Cityscape with Figures
- The Great Fortune, The Spoilt City, Friends and Heroes by Olivia Manning
Penguin, 287 pp, £1.25, March 1980, ISBN 0 14 003543 5
How does a novelist write about World War Two or the war in Vietnam? About populations deliberately enslaved or exterminated, destruction seen as normal? American writers differ from British novelists in approaching such all-embracing violence as too grotesque to be viewed in any terms except those of fantasy. There are no British novels that, like Catch 22, approach war as lunacy made real, or implicitly ask, like Robert Stone’s Dog Soldiers, why running dope is worse than killing unarmed Vietnamese. Such a mixture of the macabre and the grotesque with a touch of anarchy is not a British vein. There are extraordinary figures in Evelyn Waugh’s Sword of Honour trilogy, some of them, like Apthorpe, pushed to the edge of caricature: but although the people may be comic, the war itself is a serious matter. There is something dotty about Ritchie-Hook, the defence of Crete is a shambles, but in the end Waugh’s work belongs within the realistic tradition of the English novel. So does Olivia Manning’s Balkan trilogy, which is the only other lengthy attempt by an English novelist to handle part of World War Two as a theme. (Anthony Powell’s three relevant volumes in The Music of Time are too closely woven into the rest of the series to be considered.)
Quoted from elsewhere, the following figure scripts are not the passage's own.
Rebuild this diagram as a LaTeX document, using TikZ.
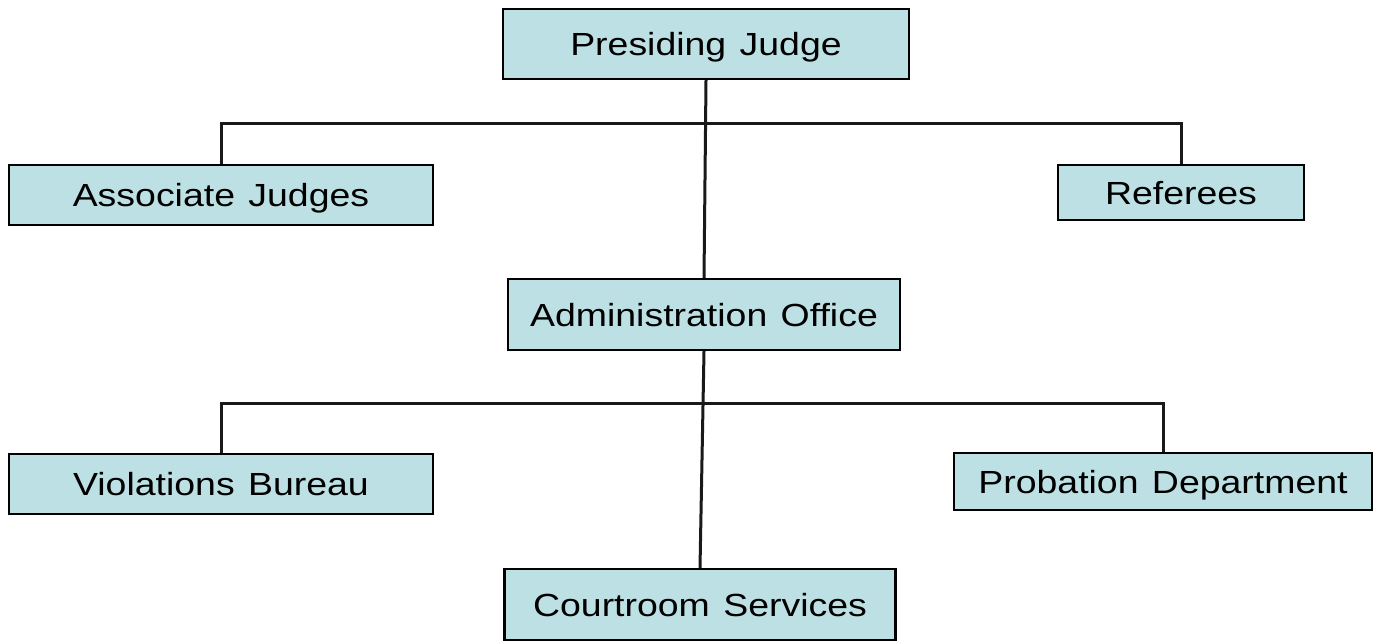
\documentclass[tikz,border=0pt]{standalone}
\usepackage{fontspec}
\setmainfont{Liberation Sans}[FakeStretch=1.17]
\usetikzlibrary{shadows}
\definecolor{boxfill}{HTML}{BCE0E3}
\tikzset{
  orgbox/.style={draw=black, fill=boxfill, line width=2.4pt, inner sep=0pt,
    text height=23pt, text depth=0pt, font=\fontsize{32}{36}\selectfont,
    drop shadow={shadow xshift=1.2pt, shadow yshift=-1.2pt, fill=black, opacity=1}},
  link/.style={line width=3pt, draw=black!90}
}
\begin{document}
\begin{tikzpicture}[x=1pt,y=-1pt]
\useasboundingbox (0,0) rectangle (1381,643);
\node[orgbox, minimum width=406pt, minimum height=70pt] (pj) at (706,44) {Presiding\hspace{3pt} Judge};
\node[orgbox, minimum width=424pt, minimum height=60pt] (aj) at (221,195) {Associate\hspace{3pt} Judges};
\node[orgbox, minimum width=246pt, minimum height=55pt] (ref) at (1181,192.5) {Referees};
\node[orgbox, minimum width=392pt, minimum height=71pt] (ao) at (704,314.5) {Administration\hspace{3pt} Office};
\node[orgbox, minimum width=424pt, minimum height=60pt] (vb) at (221,484) {Violations\hspace{3pt} Bureau};
\node[orgbox, minimum width=418pt, minimum height=57pt] (pd) at (1163,481.5) {Probation\hspace{3pt} Department};
\node[orgbox, minimum width=391pt, minimum height=71pt] (cs) at (700,604.5) {Courtroom\hspace{3pt} Services};
\coordinate (bus1) at (706,123);
\coordinate (bus2) at (705,403);
\draw[link] (aj.north) |- (bus1) -| (ref.north);
\draw[link] (pj.south) -- (ao.north);
\draw[link] (vb.north) |- (bus2) -| (pd.north);
\draw[link] (ao.south) -- (cs.north);
\end{tikzpicture}
\end{document}
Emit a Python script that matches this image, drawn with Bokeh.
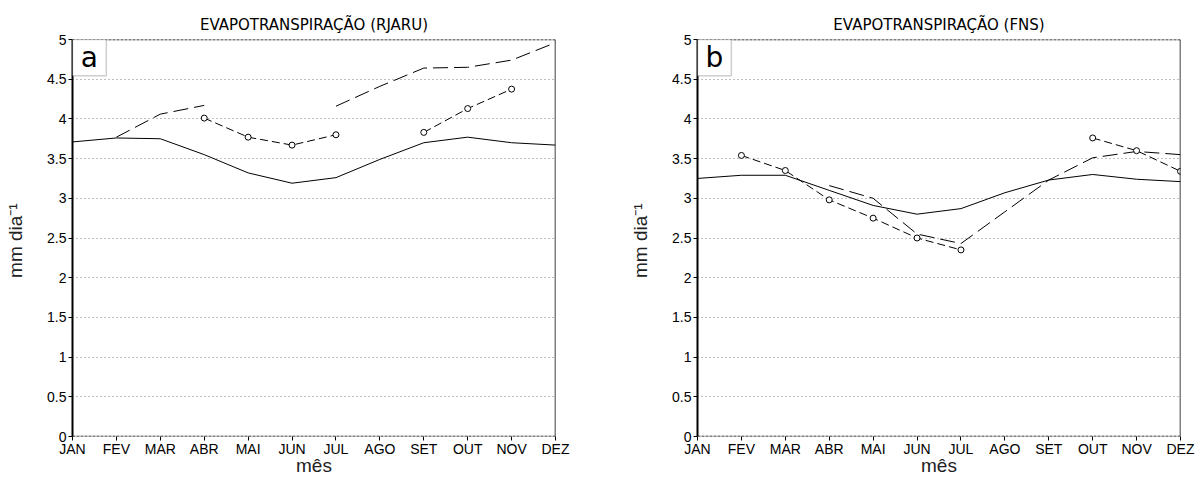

The characteristic English novel of the past half-century has been marked, not only by realism rather than fantasy, but also by the quality of understatement. From Compton-Burnett to Hartley to Green and Greene and Powell, novelists have felt that the climactic points of a book may be more effective if they occur offstage, or even if they are left unsaid. There are exceptions, Angus Wilson’s novels most notable among them, but this remains the prevailing mode, and the Manning trilogy is an example of it, even though the material itself carries a fair charge of potential excitement. The opening of The Great Fortune finds the newly-married Guy and Harriet Pringle on the way to Bucharest, where Guy has a job teaching English. Poland has just been overrun, the Russians have moved to occupy Vilna, but Rumania is almost untouched at this early stage of the war. The trilogy ends more than two years later. In that time, Rumania has gone slowly through the process of succumbing to the German masters of Europe, and the Pringles have been forced out of the country to Athens, where Guy desperately attempts to keep up his classes. At the end of the third volume, Friends and Heroes, Greece has fallen to the Axis, and the Pringles are on their way to Cairo.
Is this the stuff of high drama? Very likely, but high drama may also be treated as low realism. The war is buzzing constantly around the people in these books, but almost all of them wish to ignore it and follow their ordinary pursuits: Guy teaching, Harriet adapting herself to marriage with a man of whom she knows very little, the remittance man Prince Yakimov cadging a living, a large cast of bureaucrats and administrators enjoying their petty intrigues. The war seems to them at first annoying but not serious, like wasps at a picnic. With covers kept on everything sweet, one can eat the caviare and smoked salmon undisturbed. But in the end the wasps are everywhere, not only all over the food but crawling into clothes and in the hair. There is nothing for it but to cut and run.